We wanted to find out why resolutions are easy to make, but hard to keep.  Here’s what we found:

You don’t establish the “Why”

Forbes columnist Liz Ryan says it’s all about identifying the “why.”

If we stopped to ask “Why are these new year’s resolutions important?” we would have to acknowledge that almost every new year’s resolution comes from the same place. It comes from the place of a critical parent telling a wayward kid,” she writes.

Ryan’s advice? Start by asking questions like “What do I want most in my life and career?” following it up with “What stands between me and the life and career I envision?”

In answering these questions, you start to identify a new power source, explains Ryan.  That bossy voice is replaced with a solid foundation. Click here to see more of those questions.

You go in with an “all or nothing mindset”

Not doing something just because you don’t have time to finish it can be a dangerous road for achieving your goals, explains author Kevin Kruse.  In his interview with Psychologist Dr. Paul Marciano, the doctor says that there’s a major difference between doing something over nothing.

“Any effort towards your goal is better than no effort,” Marciano said.

And despite what you’ve been taught your whole life, the ability to keep your resolutions isn’t about willpower, it’s about skills, strategies and patience, according to Dr.
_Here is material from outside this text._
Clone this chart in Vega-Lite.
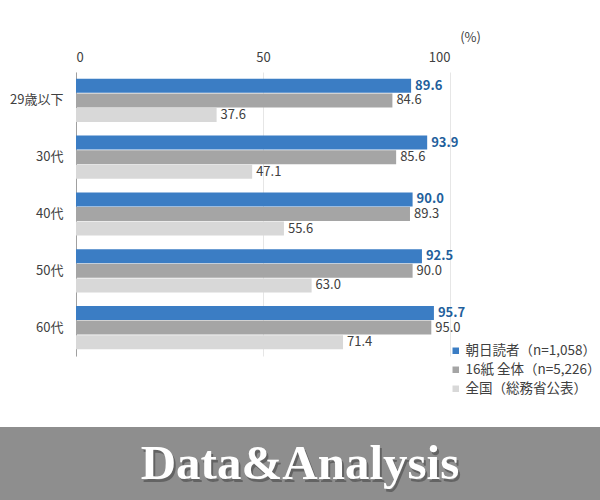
{
  "$schema": "https://vega.github.io/schema/vega-lite/v6.json",
  "padding": {"top": 31, "left": 0, "right": 0, "bottom": 0},
  "background": "white",
  "spacing": 71,
  "config": {
    "font": "Noto Sans CJK JP",
    "view": {"stroke": null}
  },
  "vconcat": [
    {
      "width": 600,
      "height": 284,
      "data": {
        "values": [
          {"age": "29歳以下", "series": "朝日読者（n=1,058）", "value": 89.6},
          {"age": "29歳以下", "series": "16紙 全体（n=5,226）", "value": 84.6},
          {"age": "29歳以下", "series": "全国（総務省公表）", "value": 37.6},
          {"age": "30代", "series": "朝日読者（n=1,058）", "value": 93.9},
          {"age": "30代", "series": "16紙 全体（n=5,226）", "value": 85.6},
          {"age": "30代", "series": "全国（総務省公表）", "value": 47.1},
          {"age": "40代", "series": "朝日読者（n=1,058）", "value": 90.0},
          {"age": "40代", "series": "16紙 全体（n=5,226）", "value": 89.3},
          {"age": "40代", "series": "全国（総務省公表）", "value": 55.6},
          {"age": "50代", "series": "朝日読者（n=1,058）", "value": 92.5},
          {"age": "50代", "series": "16紙 全体（n=5,226）", "value": 90.0},
          {"age": "50代", "series": "全国（総務省公表）", "value": 63.0},
          {"age": "60代", "series": "朝日読者（n=1,058）", "value": 95.7},
          {"age": "60代", "series": "16紙 全体（n=5,226）", "value": 95.0},
          {"age": "60代", "series": "全国（総務省公表）", "value": 71.4}
        ]
      },
      "encoding": {
        "y": {
          "field": "age",
          "type": "nominal",
          "sort": ["29歳以下", "30代", "40代", "50代", "60代"],
          "scale": {"paddingInner": 0.24, "paddingOuter": 0.12},
          "axis": {
            "title": null,
            "offset": -76,
            "ticks": false,
            "labelPadding": 13,
            "labelFontSize": 13,
            "labelColor": "#404040",
            "domainColor": "#a0a0a0"
          }
        },
        "yOffset": {
          "field": "series",
          "type": "nominal",
          "sort": ["朝日読者（n=1,058）", "16紙 全体（n=5,226）", "全国（総務省公表）"],
          "scale": {"paddingInner": 0.04}
        },
        "x": {
          "field": "value",
          "type": "quantitative",
          "scale": {"domain": [0, 100], "nice": false, "range": [76, 450]},
          "axis": {
            "orient": "top",
            "values": [0, 50, 100],
            "ticks": false,
            "domain": false,
            "labelPadding": 8,
            "labelFontSize": 13,
            "labelColor": "#404040",
            "gridColor": "#e6e6e6",
            "title": "(%)",
            "titleFontSize": 13,
            "titleFontWeight": "normal",
            "titleColor": "#404040",
            "titleX": 470,
            "titleY": -35,
            "titleAlign": "center",
            "titleBaseline": "middle"
          }
        }
      },
      "layer": [
        {
          "mark": {"type": "bar"},
          "encoding": {
            "color": {
              "field": "series",
              "type": "nominal",
              "sort": ["朝日読者（n=1,058）", "16紙 全体（n=5,226）", "全国（総務省公表）"],
              "scale": {"range": ["#3b7dc4", "#a5a5a5", "#d8d8d8"]},
              "legend": {
                "title": null,
                "orient": "none",
                "legendX": 449,
                "legendY": 272,
                "symbolType": "square",
                "symbolSize": 42,
                "symbolStrokeWidth": 0,
                "labelFontSize": 13.5,
                "labelColor": "#404040",
                "labelOffset": 3,
                "rowPadding": 4
              }
            }
          }
        },
        {
          "transform": [{"filter": "datum.series === '朝日読者（n=1,058）'"}],
          "mark": {"type": "text", "align": "left", "baseline": "middle", "dx": 4, "fontSize": 13, "fontWeight": "bold", "color": "#1f5f9c"},
          "encoding": {
            "text": {"field": "value", "type": "quantitative", "format": ".1f"}
          }
        },
        {
          "transform": [{"filter": "datum.series !== '朝日読者（n=1,058）'"}],
          "mark": {"type": "text", "align": "left", "baseline": "middle", "dx": 4, "fontSize": 13, "color": "#404040"},
          "encoding": {
            "text": {"field": "value", "type": "quantitative", "format": ".1f"}
          }
        }
      ]
    },
    {
      "width": 600,
      "height": 73,
      "view": {"fill": "#8e8e8e", "stroke": null},
      "data": {"values": [{"label": "Data&Analysis"}]},
      "layer": [
        {
          "mark": {"type": "text", "font": "Liberation Serif", "fontSize": 49, "fontWeight": "bold", "color": "#3a3a3a", "opacity": 0.5, "dx": 2, "dy": 3, "baseline": "middle"},
          "encoding": {"text": {"field": "label"}}
        },
        {
          "mark": {"type": "text", "font": "Liberation Serif", "fontSize": 49, "fontWeight": "bold", "color": "white", "baseline": "middle"},
          "encoding": {"text": {"field": "label"}}
        }
      ]
    }
  ]
}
Marciano.

Click here to see Kruse’s full article “7 Secrets of People Who Keep Their New Year’s Resolutions”

You make a list with multiple resolutions

Psychologist Ian Newby-Clark said that since people don’t have endless willpower, it’s helpful to focus on one change at a time, according to Sarah Mahoney’s report in Good Housekeeping. 

Achieving your resolutions will require behavior changes, calling for you to devote “attention and vigilance” to your goals.

“Thinking through these substrategies boosts success rates,” Newby-Clark said.